La comunidad se hizo país? La comunidad se hizo República? No confundir estado con Pueblo-Nación ni robo con inclusión Ni AD MAPU con constitución . David Aniñir (AD MAPU Constituyente, 2017) Mi mano se negó a escribir aquello que no me pertenecía. Me dijo: «debe ser el silencio que nace». Leonel Lienlaf ( Rebelión , 1989)
1. El constitucionalismo del silencio
El Estado chileno reclama el atributo de la soberanía y el monopolio de la legitimidad política. La forma de representarse el Estado es que constituye la única fuente de autoridad política en el país. Ello implica que, en la teoría, todas las demás fuentes de autoridad pasan a ser agrupaciones intermedias entre el Estado y el individuo.
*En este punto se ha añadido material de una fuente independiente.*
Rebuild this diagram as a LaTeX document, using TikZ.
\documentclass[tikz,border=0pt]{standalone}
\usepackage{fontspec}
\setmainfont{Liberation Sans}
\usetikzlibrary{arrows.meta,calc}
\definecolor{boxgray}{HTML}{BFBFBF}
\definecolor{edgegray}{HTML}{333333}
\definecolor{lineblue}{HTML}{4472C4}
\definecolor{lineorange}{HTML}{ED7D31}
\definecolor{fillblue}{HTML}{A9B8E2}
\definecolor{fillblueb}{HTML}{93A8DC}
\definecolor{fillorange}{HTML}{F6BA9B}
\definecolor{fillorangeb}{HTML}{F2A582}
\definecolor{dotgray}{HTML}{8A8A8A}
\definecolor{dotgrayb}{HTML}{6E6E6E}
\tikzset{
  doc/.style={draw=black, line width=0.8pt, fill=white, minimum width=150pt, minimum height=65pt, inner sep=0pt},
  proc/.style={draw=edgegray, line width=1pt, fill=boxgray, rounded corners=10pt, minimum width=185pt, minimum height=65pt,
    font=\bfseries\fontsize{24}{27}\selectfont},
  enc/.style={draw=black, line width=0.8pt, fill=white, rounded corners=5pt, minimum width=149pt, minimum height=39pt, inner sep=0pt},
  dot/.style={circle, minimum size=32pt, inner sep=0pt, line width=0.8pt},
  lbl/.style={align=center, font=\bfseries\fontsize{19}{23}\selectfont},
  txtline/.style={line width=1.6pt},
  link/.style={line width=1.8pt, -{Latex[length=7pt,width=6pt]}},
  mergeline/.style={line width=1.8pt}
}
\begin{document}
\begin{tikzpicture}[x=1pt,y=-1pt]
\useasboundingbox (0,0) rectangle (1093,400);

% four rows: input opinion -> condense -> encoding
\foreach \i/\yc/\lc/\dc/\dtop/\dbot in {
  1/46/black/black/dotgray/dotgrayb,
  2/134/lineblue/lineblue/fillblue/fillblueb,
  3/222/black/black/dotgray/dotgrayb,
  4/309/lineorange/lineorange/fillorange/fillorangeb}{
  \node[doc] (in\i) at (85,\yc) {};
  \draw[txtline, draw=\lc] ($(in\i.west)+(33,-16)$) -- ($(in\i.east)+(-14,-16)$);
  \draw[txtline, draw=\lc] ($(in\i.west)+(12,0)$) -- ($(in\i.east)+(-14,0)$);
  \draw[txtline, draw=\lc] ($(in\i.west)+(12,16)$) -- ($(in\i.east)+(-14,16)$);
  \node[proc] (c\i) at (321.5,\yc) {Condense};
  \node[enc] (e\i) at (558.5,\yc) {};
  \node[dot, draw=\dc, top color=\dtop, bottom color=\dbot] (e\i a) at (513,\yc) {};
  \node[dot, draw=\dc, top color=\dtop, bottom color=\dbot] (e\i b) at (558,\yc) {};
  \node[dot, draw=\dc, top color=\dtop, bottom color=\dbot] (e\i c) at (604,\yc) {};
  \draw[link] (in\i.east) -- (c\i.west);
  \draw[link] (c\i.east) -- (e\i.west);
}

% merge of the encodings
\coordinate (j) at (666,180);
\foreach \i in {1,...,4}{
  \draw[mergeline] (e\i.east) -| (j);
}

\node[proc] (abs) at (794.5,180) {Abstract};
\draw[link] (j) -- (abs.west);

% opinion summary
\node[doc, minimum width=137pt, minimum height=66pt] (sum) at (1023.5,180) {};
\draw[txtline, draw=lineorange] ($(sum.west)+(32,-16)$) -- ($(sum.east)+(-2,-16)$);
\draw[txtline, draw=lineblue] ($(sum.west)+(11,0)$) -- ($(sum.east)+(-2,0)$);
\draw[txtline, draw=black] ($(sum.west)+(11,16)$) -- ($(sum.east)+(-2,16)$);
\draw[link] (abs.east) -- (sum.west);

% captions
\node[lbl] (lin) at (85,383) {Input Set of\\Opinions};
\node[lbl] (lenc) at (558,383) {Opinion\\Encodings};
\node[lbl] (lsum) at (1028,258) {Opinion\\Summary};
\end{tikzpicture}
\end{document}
Sin embargo, la autoridad del Estado, en la práctica, está sujeta siempre a una crisis de legitimación. Anthony De Jasay indica que las tendencias inherentes de la autoridad política de dominar y colocarse por sobre las sociedades encuentran dificultades, pues «no es más fácil para un Estado alcanzar una legitimidad completa que para un camello pasar a través del ojo de la aguja» (Jasay, 1998: 79).
El poder del Estado se funda en una violencia fundacional que quiere constituir un ámbito donde su dominio tenga significado, a la vez que reunir los medios necesarios para ejercer sin complicaciones ese dominio. La Constitución del Estado consiste, en el sentido antiguo de la noción de constitución, en la construcción simbólica y material de la comunidad política.
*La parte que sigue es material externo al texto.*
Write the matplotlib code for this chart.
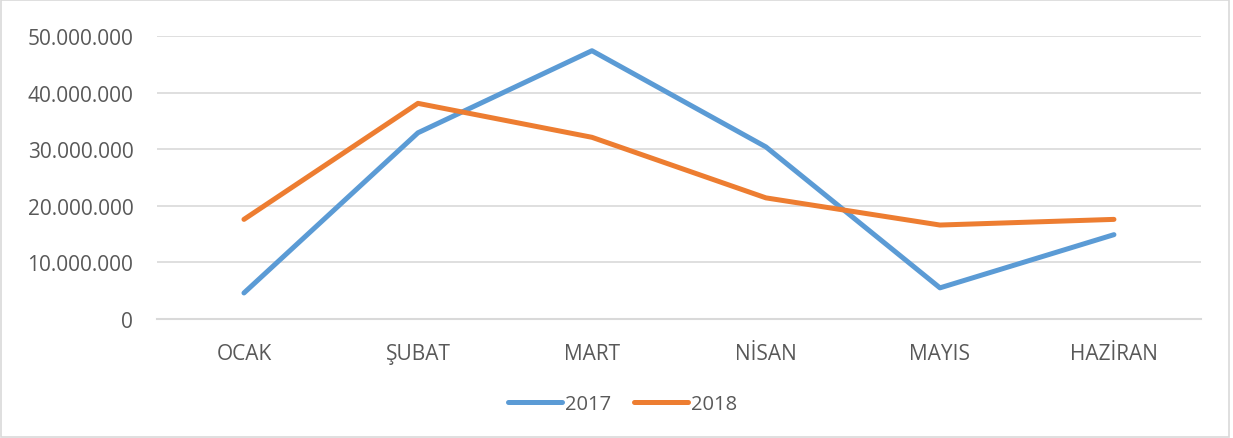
import matplotlib
matplotlib.use("Agg")
import matplotlib.pyplot as plt
from matplotlib.ticker import FuncFormatter, MultipleLocator
from matplotlib.patches import Rectangle

# aylar ve seriler (grafikten okunan yaklasik degerler)
months = ["OCAK", "ŞUBAT", "MART", "NİSAN", "MAYIS", "HAZİRAN"]
y2017 = [4600000, 32900000, 47400000, 30400000, 5500000, 14900000]
y2018 = [17600000, 38100000, 32100000, 21400000, 16600000, 17600000]

plt.rcParams['font.family'] = ['Open Sans', 'DejaVu Sans']
grey = "#595959"

fig = plt.figure(figsize=(12.33, 4.39), dpi=100)
ax = fig.add_axes([0.1273, 0.2711, 0.8467, 0.6446])

x = list(range(len(months)))
ax.plot(x, y2017, color="#5B9BD5", lw=3.6, label="2017", solid_capstyle="round", solid_joinstyle="round")
ax.plot(x, y2018, color="#ED7D31", lw=3.6, label="2018", solid_capstyle="round", solid_joinstyle="round")

ax.set_xlim(-0.5, len(months) - 0.5)
ax.set_ylim(0, 50000000)
ax.yaxis.set_major_locator(MultipleLocator(10000000))
ax.yaxis.set_major_formatter(FuncFormatter(lambda v, p: f"{int(v):,}".replace(",", ".")))
ax.set_xticks(x)
ax.set_xticklabels(months)

ax.grid(axis="y", color="#D9D9D9", lw=1.2)
ax.set_axisbelow(True)
for s in ["top", "right", "left"]:
    ax.spines[s].set_visible(False)
ax.spines["bottom"].set_color("#D9D9D9")
ax.spines["bottom"].set_linewidth(1.5)
ax.tick_params(length=0, labelsize=15, labelcolor=grey)
ax.tick_params(axis="x", pad=17)
ax.tick_params(axis="y", pad=17)

leg = fig.legend(loc="center", bbox_to_anchor=(0.505, 0.077), ncol=2, frameon=False,
                 fontsize=14.5, handlelength=2.7, handletextpad=0.15, columnspacing=1.1)
for t in leg.get_texts():
    t.set_color(grey)

fig.patches.append(Rectangle((0.001, 0.003), 0.996, 0.994, transform=fig.transFigure,
                             fill=False, edgecolor="#D9D9D9", lw=1.2))

fig.savefig("out.png", dpi=100)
Uno de los rasgos del Estado chileno consiste en que su constitución negó y continúa silenciando la existencia y participación de los pueblos originarios, en tanto que la construcción del poder estatal incluyó una serie de procesos de violencia que continuaron y consumaron la empresa colonial sobre los indígenas.
En ese sentido, el Estado chileno mantiene un silencio simbólico sobre los pueblos originarios (interpretando a Leonel Lienlaf, «debe ser el silencio que nace» ), de manera que éstos no pertenecen como sujetos colectivos –sino apenas como individuos– a la comunidad política del Estado; mientras que los subordina y agrede para construir y mantener su poder.
Los pueblos originarios son extraños a la comunidad política del Estado y quedan sometidos a su poder desnudo a través de su anexión violenta, a la vez que marginados por las consecuencias de larga duración de esa anexión; a saber, la exclusión, marginación, desprecio y minusvaloración.
Esta situación contrasta con el imaginario moderno de lo que significa la constitución de un Estado. Los indígenas no son ciudadanos como indígenas, sino que sólo son ciudadanos individuales que se diluyen –que deberían o debieron diluirse– en la comunidad política de la nación chilena. Pero sus condiciones materiales quedaron marcadas por la mano visible e intencionada del Estado para producir el despojo –o a veces simplemente robo– de sus tierras y recursos, la asimilación forzada a la cultura chilena nacional, y el desprecio por sus lenguas, culturas e identidades. Esta ciudadanía teórica, en la realidad, es de segunda categoría para los indígenas, nominal y simbólica en un sentido peyorativo, sólo formal y pobre en oportunidades y en significado para sus supuestos titulares (interpretando a David Aniñir, « No confundir estado con Pueblo-Nación ni robo con inclusión »).
Dicha situación es una de las grandes brechas de legitimidad política del Estado chileno y determina la ajenidad de sus estructuras y lógicas con aquellas que les son propias a los pueblos originarios, por más que los individuos indígenas se desenvuelven en espacios interculturales e híbridos –mestizos dirán algunos–, pero donde lo indígena está subordinado y colonizado.